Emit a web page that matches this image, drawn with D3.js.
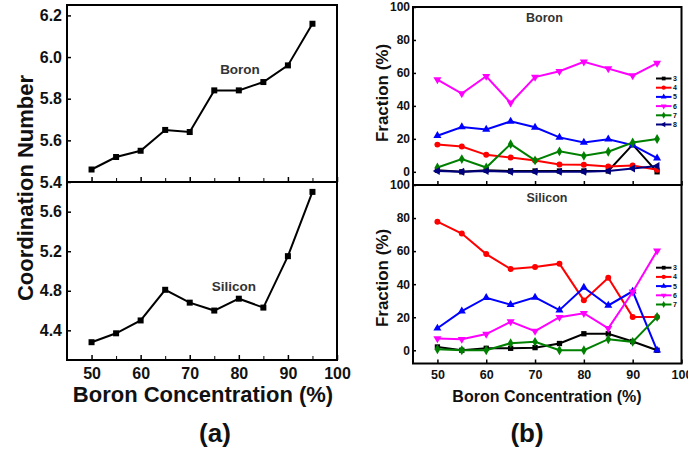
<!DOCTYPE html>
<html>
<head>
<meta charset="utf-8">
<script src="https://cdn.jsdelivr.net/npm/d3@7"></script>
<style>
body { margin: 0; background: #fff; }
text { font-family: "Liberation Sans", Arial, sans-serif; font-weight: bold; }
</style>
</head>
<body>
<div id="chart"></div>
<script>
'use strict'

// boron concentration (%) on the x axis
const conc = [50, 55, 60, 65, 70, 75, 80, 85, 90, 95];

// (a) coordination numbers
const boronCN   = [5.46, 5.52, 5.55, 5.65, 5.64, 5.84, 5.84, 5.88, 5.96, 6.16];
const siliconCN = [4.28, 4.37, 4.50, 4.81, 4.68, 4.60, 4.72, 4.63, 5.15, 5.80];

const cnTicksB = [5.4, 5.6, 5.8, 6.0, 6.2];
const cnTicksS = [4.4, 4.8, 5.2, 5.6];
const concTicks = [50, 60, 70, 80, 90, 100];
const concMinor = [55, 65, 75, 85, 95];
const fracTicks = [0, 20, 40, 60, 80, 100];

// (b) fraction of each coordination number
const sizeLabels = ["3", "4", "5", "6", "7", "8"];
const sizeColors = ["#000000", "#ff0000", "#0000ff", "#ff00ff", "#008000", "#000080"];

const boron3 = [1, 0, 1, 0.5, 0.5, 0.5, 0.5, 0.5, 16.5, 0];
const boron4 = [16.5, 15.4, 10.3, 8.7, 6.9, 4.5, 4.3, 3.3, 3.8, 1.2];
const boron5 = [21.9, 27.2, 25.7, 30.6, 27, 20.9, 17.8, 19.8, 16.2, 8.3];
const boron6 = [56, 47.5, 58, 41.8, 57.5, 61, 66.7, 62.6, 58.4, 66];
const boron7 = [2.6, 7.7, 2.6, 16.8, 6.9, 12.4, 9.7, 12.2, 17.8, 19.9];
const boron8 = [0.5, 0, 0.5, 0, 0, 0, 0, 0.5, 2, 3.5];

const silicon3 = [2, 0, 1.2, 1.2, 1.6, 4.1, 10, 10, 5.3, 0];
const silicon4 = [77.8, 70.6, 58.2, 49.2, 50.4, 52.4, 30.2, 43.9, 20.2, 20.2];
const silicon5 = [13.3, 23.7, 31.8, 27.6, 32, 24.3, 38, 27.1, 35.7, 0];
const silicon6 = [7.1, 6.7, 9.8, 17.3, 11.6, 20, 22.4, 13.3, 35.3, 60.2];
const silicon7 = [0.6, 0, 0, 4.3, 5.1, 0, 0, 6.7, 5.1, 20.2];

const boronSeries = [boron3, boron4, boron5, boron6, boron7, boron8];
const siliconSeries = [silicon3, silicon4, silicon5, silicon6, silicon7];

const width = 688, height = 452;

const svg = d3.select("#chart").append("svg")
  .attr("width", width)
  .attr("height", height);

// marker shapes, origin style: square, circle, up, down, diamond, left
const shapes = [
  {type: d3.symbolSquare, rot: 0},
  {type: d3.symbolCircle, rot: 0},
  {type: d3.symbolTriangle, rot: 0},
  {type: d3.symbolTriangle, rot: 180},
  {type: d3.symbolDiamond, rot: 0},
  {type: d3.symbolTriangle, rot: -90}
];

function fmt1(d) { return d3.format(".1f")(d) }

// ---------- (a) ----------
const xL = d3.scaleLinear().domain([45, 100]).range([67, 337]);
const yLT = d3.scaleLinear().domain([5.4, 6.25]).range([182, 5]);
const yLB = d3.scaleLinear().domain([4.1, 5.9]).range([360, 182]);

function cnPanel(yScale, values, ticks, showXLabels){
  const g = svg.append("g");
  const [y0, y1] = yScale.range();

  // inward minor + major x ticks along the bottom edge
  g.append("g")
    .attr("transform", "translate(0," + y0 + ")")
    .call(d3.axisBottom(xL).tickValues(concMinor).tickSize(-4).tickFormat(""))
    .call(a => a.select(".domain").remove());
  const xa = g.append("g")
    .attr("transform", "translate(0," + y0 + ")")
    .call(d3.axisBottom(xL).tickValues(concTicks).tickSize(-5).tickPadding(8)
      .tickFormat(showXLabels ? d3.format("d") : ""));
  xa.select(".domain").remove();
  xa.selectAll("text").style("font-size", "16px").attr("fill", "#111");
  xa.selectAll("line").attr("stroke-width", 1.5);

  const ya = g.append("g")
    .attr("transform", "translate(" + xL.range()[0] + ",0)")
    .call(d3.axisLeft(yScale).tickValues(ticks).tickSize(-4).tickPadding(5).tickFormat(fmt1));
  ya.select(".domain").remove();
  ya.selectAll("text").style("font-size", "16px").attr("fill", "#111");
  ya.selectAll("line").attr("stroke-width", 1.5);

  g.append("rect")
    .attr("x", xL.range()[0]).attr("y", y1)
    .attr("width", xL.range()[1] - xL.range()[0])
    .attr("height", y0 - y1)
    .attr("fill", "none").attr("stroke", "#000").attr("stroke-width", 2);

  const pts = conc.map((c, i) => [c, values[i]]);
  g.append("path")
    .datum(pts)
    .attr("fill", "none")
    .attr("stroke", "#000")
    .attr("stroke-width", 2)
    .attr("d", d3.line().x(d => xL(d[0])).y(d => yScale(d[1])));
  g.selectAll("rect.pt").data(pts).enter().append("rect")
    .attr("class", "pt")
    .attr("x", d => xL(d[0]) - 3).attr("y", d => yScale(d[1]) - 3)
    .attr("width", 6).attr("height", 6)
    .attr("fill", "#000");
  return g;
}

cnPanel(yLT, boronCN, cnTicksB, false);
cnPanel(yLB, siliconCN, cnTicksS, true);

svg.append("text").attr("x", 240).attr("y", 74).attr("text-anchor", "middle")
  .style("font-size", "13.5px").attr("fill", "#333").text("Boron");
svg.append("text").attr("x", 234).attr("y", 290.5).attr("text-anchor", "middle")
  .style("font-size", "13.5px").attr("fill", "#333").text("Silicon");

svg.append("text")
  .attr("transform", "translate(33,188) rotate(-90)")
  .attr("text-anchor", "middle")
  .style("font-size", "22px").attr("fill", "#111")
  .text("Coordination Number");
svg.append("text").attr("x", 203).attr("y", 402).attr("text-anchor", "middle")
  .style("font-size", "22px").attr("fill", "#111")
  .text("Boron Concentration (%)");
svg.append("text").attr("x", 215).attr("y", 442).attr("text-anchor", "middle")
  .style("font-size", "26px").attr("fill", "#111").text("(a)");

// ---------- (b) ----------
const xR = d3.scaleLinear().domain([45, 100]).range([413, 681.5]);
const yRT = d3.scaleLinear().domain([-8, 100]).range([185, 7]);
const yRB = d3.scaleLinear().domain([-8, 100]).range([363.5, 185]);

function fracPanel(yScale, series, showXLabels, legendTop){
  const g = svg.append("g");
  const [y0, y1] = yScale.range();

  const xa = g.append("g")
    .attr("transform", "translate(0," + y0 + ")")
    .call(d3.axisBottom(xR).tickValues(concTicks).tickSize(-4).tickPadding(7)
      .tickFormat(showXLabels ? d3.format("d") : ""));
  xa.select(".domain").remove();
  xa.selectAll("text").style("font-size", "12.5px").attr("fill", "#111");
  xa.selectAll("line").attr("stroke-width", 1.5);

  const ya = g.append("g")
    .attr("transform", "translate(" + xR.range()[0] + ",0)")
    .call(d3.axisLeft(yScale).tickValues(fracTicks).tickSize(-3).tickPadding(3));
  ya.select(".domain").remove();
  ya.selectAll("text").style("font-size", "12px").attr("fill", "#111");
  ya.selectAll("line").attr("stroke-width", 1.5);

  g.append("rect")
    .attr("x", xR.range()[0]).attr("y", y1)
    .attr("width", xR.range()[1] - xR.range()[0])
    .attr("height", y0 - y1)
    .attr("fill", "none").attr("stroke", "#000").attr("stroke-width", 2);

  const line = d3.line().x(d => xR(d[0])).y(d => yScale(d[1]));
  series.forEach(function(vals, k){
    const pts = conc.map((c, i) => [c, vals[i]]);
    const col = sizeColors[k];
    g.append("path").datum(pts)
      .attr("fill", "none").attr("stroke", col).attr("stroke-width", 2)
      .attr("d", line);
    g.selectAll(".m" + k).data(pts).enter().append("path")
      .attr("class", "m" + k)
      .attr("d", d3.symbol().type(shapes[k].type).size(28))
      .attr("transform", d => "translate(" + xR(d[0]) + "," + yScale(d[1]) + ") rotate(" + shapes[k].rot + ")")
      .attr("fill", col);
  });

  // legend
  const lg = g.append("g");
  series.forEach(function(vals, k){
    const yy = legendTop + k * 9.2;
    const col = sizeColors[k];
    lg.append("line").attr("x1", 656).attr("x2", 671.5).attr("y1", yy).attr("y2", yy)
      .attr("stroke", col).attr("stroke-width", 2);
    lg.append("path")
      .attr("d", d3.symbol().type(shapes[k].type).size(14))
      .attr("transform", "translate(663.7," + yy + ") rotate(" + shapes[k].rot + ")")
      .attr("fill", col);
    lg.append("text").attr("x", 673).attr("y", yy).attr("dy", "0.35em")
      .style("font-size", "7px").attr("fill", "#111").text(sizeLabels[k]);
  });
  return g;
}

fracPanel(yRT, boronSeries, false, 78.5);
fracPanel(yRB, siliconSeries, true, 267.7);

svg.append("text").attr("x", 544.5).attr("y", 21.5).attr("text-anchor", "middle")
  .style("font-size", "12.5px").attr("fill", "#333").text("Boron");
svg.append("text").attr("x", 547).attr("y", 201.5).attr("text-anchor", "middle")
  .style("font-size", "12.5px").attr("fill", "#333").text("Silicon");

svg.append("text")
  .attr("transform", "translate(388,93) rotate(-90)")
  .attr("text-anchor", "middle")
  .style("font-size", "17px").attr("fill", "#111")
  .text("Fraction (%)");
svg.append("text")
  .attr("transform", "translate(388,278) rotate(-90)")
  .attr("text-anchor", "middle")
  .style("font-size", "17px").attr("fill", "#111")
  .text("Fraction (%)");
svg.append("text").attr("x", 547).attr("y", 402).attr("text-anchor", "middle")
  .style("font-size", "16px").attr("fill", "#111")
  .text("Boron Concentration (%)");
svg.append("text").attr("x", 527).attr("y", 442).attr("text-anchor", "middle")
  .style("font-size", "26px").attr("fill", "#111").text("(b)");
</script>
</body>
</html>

----

§ **SHORT TASK**
Take the material above from its first line through the line holding "85, 90, 95];" and set it down exactly, without the pictures.

§ **FULL SOLUTION**
Emit a web page that matches this image, drawn with D3.js.
<!DOCTYPE html>
<html>
<head>
<meta charset="utf-8">
<script src="https://cdn.jsdelivr.net/npm/d3@7"></script>
<style>
body { margin: 0; background: #fff; }
text { font-family: "Liberation Sans", Arial, sans-serif; font-weight: bold; }
</style>
</head>
<body>
<div id="chart"></div>
<script>
'use strict'

// boron concentration (%) on the x axis
const conc = [50, 55, 60, 65, 70, 75, 80, 85, 90, 95];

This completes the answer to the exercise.